The ten-minute launch window starts at 11:26 local time. Given the 50-mile traffic jam anticipated by Lt. Todd Maddox of the Brevard County Sheriff’s Office, I decide to book accommodation the night before so I don’t have to get my wife and kids up too early in the morning. The nearest vacant room I can find to the launch pad is a little over 50 miles away in something called an ‘Econolodge’, which costs a very reasonable $34 a night.
Other than the price, the best thing about our motel is that there’s little temptation to hang around in the morning, and so we’re on the road bright and early on launch day, heading to Space View Park. We’re listening to 540 WFLA for news on the countdown, and time flies by because Rush Limbaugh is on. He’s apoplectic about the end of the Shuttle Program.
So the Russians now have the only human access to space. Can you believe that? Yeah. We have to believe it, folks, ’cause it’s el truebo!
The Iranians are sending monkeys up, so soon we’ll be able to hitch a ride with the Iranians. Yeah. Maybe on one of their ICBMs.

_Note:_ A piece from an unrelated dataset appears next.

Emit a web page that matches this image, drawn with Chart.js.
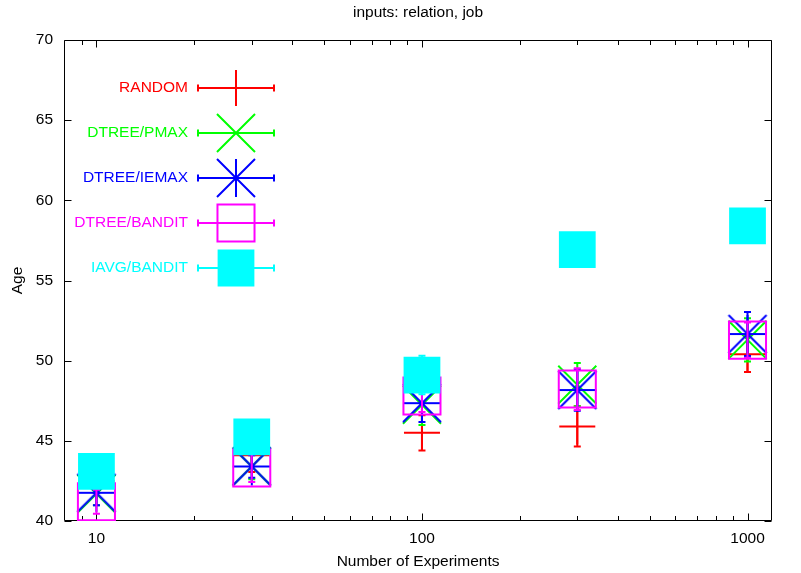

He seems to be even more upset about this than he is about people on benefits who should be deported, or juries that clear people of murder who should be executed. Poor old Rush Limbaugh!
The roads are busy but we don’t encounter anything that could be described as a proper jam until we’re within 10 miles of our destination, and even then the traffic keeps moving. I don’t know what constitutes a ‘Carpocalypse’ in the US, but where I come from you can run into far worse about this time every year if you go anywhere close to the Hampton Court Flower show.
Parking on arrival is more of a challenge, I must admit, but having survived the Killing Fields of Teddies Nursery car park in Epsom for six consecutive years, I roll into that parking lot with a degree of swagger.